问题是我将拥有数百个这样的标识符,所以我需要按顺序运行正则表达式。关于如何解决这个问题的任何想法?我在python中工作,但随时可以在你的回复中使用你想要的任何语言。
* 更新1:来自slater的代码越来越接近,但事情仍未按顺序分为id,text,id,text等*
teststring = '''>identifier1
lalalalalalalalalalalalalalalalala
>identifier2
bababababababababababababababababa
>identifier3
wawawawawawawawawawawawawawawawawa'''
# First, split the text into relevant chunks
split_text = teststring.split('>')
#see where we are after split
print split_text
#remove spaces that will mess up the partitioning
while '' in split_text:
split_text.remove('')
#see where we are after removing '', before partitioning
print split_text
id = [text.partition(r'\n')[0] for text in split_text]
txt = [text.partition(r'\n')[0] for text in split_text]
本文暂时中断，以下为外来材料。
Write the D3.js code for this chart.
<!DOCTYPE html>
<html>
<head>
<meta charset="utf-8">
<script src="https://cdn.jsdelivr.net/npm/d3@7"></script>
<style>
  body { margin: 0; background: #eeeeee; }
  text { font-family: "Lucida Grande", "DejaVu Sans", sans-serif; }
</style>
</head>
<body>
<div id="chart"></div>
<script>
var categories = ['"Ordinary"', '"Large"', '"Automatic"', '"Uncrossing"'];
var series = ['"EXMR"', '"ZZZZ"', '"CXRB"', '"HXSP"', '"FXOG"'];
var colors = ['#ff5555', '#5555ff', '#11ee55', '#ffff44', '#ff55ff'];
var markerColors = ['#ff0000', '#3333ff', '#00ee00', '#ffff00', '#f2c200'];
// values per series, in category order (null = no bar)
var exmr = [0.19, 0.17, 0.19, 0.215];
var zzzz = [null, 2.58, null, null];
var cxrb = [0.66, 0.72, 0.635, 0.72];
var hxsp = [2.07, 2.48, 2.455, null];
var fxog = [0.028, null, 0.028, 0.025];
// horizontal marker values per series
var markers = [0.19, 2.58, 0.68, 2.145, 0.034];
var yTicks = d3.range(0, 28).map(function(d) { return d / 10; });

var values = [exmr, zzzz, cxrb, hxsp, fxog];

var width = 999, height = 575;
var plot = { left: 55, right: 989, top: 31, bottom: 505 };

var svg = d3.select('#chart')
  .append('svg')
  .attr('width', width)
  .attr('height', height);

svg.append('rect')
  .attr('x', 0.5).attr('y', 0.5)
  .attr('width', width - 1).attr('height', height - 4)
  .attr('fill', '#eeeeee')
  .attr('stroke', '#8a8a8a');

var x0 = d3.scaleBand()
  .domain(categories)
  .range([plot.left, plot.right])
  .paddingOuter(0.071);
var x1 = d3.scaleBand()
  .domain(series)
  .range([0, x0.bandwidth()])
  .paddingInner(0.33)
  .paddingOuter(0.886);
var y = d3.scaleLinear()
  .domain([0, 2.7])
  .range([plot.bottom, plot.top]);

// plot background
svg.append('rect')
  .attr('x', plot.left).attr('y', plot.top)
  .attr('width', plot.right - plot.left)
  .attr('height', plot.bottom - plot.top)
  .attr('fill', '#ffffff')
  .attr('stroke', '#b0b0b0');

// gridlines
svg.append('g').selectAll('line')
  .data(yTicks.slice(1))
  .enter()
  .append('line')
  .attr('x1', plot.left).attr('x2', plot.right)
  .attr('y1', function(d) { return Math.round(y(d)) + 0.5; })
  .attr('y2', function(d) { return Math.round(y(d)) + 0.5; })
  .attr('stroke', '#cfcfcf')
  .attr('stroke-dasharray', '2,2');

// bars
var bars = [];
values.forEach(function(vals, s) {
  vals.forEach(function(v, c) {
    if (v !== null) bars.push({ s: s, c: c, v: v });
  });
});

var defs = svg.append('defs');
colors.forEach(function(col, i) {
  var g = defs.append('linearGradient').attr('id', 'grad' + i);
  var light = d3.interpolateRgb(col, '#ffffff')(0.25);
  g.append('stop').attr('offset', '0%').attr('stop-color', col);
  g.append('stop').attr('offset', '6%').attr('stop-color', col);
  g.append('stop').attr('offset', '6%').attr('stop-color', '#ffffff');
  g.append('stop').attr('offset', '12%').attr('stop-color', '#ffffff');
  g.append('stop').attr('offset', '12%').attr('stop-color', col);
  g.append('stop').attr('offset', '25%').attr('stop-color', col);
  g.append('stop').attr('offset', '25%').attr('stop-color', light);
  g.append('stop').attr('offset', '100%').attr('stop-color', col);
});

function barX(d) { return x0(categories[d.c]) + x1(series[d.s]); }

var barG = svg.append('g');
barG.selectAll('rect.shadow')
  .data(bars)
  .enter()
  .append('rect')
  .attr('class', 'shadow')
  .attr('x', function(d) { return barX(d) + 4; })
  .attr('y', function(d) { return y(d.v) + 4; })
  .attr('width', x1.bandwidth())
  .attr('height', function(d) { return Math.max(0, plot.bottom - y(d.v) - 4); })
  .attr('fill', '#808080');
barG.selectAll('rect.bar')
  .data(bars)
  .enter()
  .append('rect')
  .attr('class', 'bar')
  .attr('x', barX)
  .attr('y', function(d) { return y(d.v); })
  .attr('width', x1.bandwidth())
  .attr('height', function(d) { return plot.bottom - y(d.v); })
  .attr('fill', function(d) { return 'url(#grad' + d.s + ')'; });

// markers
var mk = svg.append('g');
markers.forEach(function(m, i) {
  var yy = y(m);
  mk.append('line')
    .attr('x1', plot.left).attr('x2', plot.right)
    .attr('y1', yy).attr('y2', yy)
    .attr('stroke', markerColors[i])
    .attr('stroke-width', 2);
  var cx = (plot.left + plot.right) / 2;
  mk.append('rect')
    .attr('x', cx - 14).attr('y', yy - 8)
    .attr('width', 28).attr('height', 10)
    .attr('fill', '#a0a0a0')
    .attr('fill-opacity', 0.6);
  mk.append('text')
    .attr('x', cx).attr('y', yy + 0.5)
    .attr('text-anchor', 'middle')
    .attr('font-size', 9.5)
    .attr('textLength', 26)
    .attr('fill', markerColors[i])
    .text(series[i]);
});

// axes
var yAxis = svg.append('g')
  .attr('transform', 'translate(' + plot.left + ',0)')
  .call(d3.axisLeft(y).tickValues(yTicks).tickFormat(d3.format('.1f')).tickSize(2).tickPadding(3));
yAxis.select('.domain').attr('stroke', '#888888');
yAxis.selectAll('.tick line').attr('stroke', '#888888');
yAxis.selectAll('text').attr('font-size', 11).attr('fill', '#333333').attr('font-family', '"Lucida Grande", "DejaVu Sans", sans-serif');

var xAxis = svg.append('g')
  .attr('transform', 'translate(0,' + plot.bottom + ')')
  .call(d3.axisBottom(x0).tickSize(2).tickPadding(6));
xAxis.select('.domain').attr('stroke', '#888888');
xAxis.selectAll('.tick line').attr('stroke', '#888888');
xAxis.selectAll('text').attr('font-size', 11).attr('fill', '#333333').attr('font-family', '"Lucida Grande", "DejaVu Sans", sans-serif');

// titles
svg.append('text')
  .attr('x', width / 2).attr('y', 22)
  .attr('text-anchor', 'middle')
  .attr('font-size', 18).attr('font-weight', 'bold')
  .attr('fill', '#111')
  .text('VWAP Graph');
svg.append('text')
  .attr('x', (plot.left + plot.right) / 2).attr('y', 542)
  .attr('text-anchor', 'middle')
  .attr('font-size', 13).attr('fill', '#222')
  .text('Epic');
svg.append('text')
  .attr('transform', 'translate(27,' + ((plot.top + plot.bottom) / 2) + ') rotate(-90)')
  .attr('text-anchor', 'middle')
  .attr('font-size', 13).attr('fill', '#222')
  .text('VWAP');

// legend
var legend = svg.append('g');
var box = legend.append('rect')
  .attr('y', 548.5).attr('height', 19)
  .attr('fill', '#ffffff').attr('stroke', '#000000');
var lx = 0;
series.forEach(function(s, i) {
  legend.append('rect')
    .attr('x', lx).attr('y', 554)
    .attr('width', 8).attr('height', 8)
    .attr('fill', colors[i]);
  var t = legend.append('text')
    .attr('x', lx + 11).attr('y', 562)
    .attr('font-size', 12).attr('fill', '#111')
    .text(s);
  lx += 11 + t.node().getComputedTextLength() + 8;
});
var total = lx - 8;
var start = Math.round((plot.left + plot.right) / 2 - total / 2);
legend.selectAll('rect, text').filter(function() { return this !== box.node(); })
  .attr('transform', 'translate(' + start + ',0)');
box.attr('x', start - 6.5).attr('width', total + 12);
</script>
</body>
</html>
#see where we are after partition
print id
print txt
print len(split_text)
print len(id)
但输出是:
['', 'identifier1\nlalalalalalalalalalalalalalalalala\n', 'identifier2\nbababababababababababababababababa\n', 'identifier3\nwawawawawawawawawawawawawawawawawa']
['identifier1\nlalalalalalalalalalalalalalalalala\n', 'identifier2\nbababababababababababababababababa\n', 'identifier3\nwawawawawawawawawawawawawawawawawa']
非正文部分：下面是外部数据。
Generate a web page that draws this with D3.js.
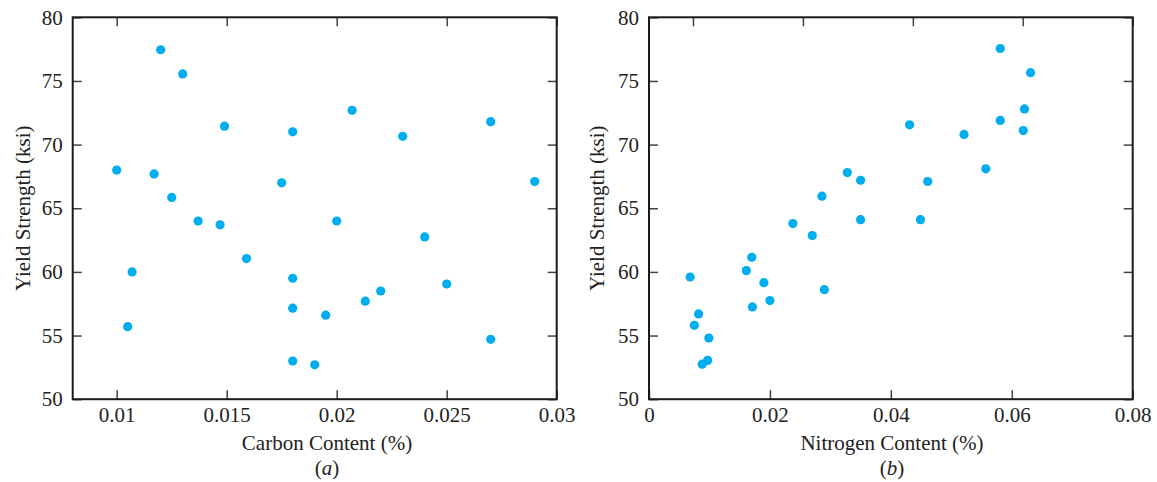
<!DOCTYPE html>
<html><head><meta charset="utf-8">
<script src="https://cdn.jsdelivr.net/npm/d3@7"></script>
<style>body{margin:0;background:#fff}</style>
</head><body><svg id="c" width="1157" height="482"></svg>
<script>
// ---- data ----
const carbon = [0.012,0.013,0.0207,0.0149,0.018,0.023,0.027,0.010,0.0117,0.0175,0.029,0.0125,0.0137,0.0147,0.020,0.024,0.0159,0.0107,0.018,0.025,0.022,0.0213,0.018,0.0195,0.0105,0.027,0.018,0.019];
const yieldA = [77.45,75.55,72.7,71.45,71.0,70.65,71.8,68.0,67.7,67.0,67.1,65.85,64.0,63.7,64.0,62.75,61.05,60.0,59.5,59.05,58.5,57.7,57.15,56.6,55.7,54.7,53.0,52.7];
const nitrogen = [0.0581,0.0631,0.0621,0.0581,0.0431,0.0619,0.0521,0.0557,0.0328,0.035,0.0461,0.0286,0.035,0.0449,0.0238,0.027,0.017,0.0161,0.0068,0.019,0.029,0.020,0.0171,0.0082,0.0075,0.0099,0.0097,0.0088];
const yieldB = [77.55,75.65,72.8,71.9,71.55,71.1,70.8,68.1,67.8,67.2,67.1,65.95,64.1,64.1,63.8,62.85,61.15,60.1,59.6,59.15,58.6,57.75,57.25,56.7,55.8,54.8,53.05,52.75];
const carbonDomain = [0.008, 0.03];
const nitrogenDomain = [0, 0.08];
const yDomain = [50, 80];
const carbonTicks = [0.01,0.015,0.02,0.025,0.03];
const carbonTickLabels = ["0.01","0.015","0.02","0.025","0.03"];
const nitrogenTicks = [0,0.02,0.04,0.06,0.08];
const nitrogenTickLabels = ["0","0.02","0.04","0.06","0.08"];
const yTicks = [50,55,60,65,70,75,80];
const yTickLabels = ["50","55","60","65","70","75","80"];
const xTitles = ["Carbon Content (%)","Nitrogen Content (%)"];
const yTitle = "Yield Strength (ksi)";
const panelTags = ["a","b"];

// ---- layout / style ----
const FONT = "'Liberation Serif','Times New Roman',serif";
const DOT = "#00AEEF";
const plotTop = 17.3, plotBottom = 399.2, plotH = plotBottom - plotTop;
const panels = [
  {left:72.7, right:556.7, dom:carbonDomain, ticks:carbonTicks, labels:carbonTickLabels, xs:carbon, ys:yieldA, titleX:327, yTitleX:23},
  {left:649, right:1132.7, dom:nitrogenDomain, ticks:nitrogenTicks, labels:nitrogenTickLabels, xs:nitrogen, ys:yieldB, titleX:892, yTitleX:597}
];

const svg = d3.select("#c");

panels.forEach((p, i) => {
  const w = p.right - p.left, h = plotH;
  const x = d3.scaleLinear().domain(p.dom).range([0, w]);
  const y = d3.scaleLinear().domain(yDomain).range([h, 0]);
  // top ticks in the original follow the carbon spacing in both panels
  const xTop = d3.scaleLinear().domain(carbonDomain).range([0, w]);
  const g = svg.append("g").attr("transform", `translate(${p.left},${plotTop})`);

  const styleAxis = sel => {
    sel.select(".domain").remove();
    sel.selectAll(".tick line").attr("stroke", "#444").attr("stroke-width", 1.5);
    sel.selectAll(".tick text").attr("font-family", FONT).attr("font-size", 21).attr("fill", "#222");
  };

  g.append("g").attr("transform", `translate(0,${h})`)
    .call(d3.axisBottom(x).tickValues(p.ticks).tickFormat((d, k) => p.labels[k]).tickSize(-9).tickPadding(8))
    .call(styleAxis);
  g.append("g")
    .call(d3.axisLeft(y).tickValues(yTicks).tickFormat((d, k) => yTickLabels[k]).tickSize(-9).tickPadding(10))
    .call(styleAxis);
  g.append("g").attr("transform", `translate(${w},0)`)
    .call(d3.axisRight(y).tickValues(yTicks).tickFormat("").tickSize(-9))
    .call(styleAxis);
  g.append("g")
    .call(d3.axisTop(xTop).tickValues(carbonTicks).tickFormat("").tickSize(-9))
    .call(styleAxis);

  g.append("rect").attr("x", 0).attr("y", 0).attr("width", w).attr("height", h)
    .attr("fill", "none").attr("stroke", "#1a1a1a").attr("stroke-width", 2);

  g.selectAll("circle.pt").data(p.xs.map((v, k) => [v, p.ys[k]])).join("circle")
    .attr("class", "pt")
    .attr("cx", d => x(d[0])).attr("cy", d => y(d[1])).attr("r", 4.6).attr("fill", DOT);

  svg.append("text").attr("x", p.titleX).attr("y", 450).attr("text-anchor", "middle")
    .attr("font-family", FONT).attr("font-size", 21).attr("fill", "#222").text(xTitles[i]);

  const tag = svg.append("text").attr("x", p.titleX).attr("y", 475).attr("text-anchor", "middle")
    .attr("font-family", FONT).attr("font-size", 21).attr("fill", "#222");
  tag.append("tspan").text("(");
  tag.append("tspan").attr("font-style", "italic").text(panelTags[i]);
  tag.append("tspan").text(")");

  svg.append("text").attr("transform", `translate(${p.yTitleX},${plotTop + h / 2}) rotate(-90)`)
    .attr("text-anchor", "middle").attr("dy", "0.35em")
    .attr("font-family", FONT).attr("font-size", 21).attr("fill", "#222").text(yTitle);
});
</script>
</body></html>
['identifier1\nlalalalalalalalalalalalalalalalala\n', 'identifier2\nbababababababababababababababababa\n', 'identifier3\nwawawawawawawawawawawawawawawawawa']
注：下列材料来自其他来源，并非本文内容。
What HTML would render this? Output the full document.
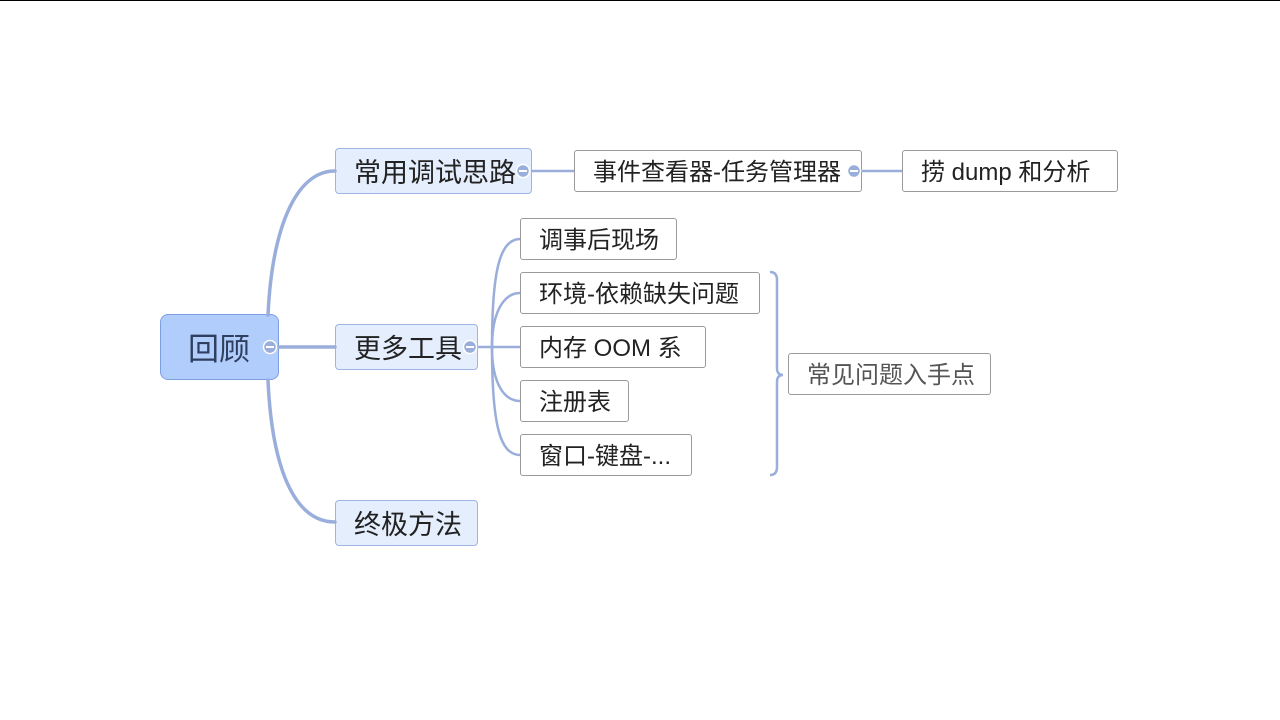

['identifier1\nlalalalalalalalalalalalalalalalala\n', 'identifier2\nbababababababababababababababababa\n', 'identifier3\nwawawawawawawawawawawawawawawawawa']
3
3
注意:它需要适用于多行字符串,处理所有\ n的。更好的测试用例可能是:
teststring = '''
>identifier1
lalalalalalalalalalalalalalalalala
lalalalalalalalalalalalalalalalala
>identifier2
bababababababababababababababababa
bababababababababababababababababa
>identifier3
wawawawawawawawawawawawawawawawawa
wawawawawawawawawawawawawawawawawa'''
# First, split the text into relevant chunks
split_text = teststring.split('>')
#see where we are after split
print split_text
#remove spaces that will mess up the partitioning
while '' in split_text:
split_text.remove('')
#see where we are after removing '', before partitioning
print split_text
id = [text.partition(r'\n')[0] for text in split_text]
txt = [text.partition(r'\n')[0] for text in split_text]
#see where we are after partition
print id
print txt
print len(split_text)
print len(id)
当前输出:
['\n', 'identifier1\nlalalalalalalalalalalalalalalalala\nlalalalalalalalalalalalalalalalala\n', 'identifier2\nbababababababababababababababababa\nbababababababababababababababababa\n', 'identifier3\nwawawawawawawawawawawawawawawawawa\nwawawawawawawawawawawawawawawawawa']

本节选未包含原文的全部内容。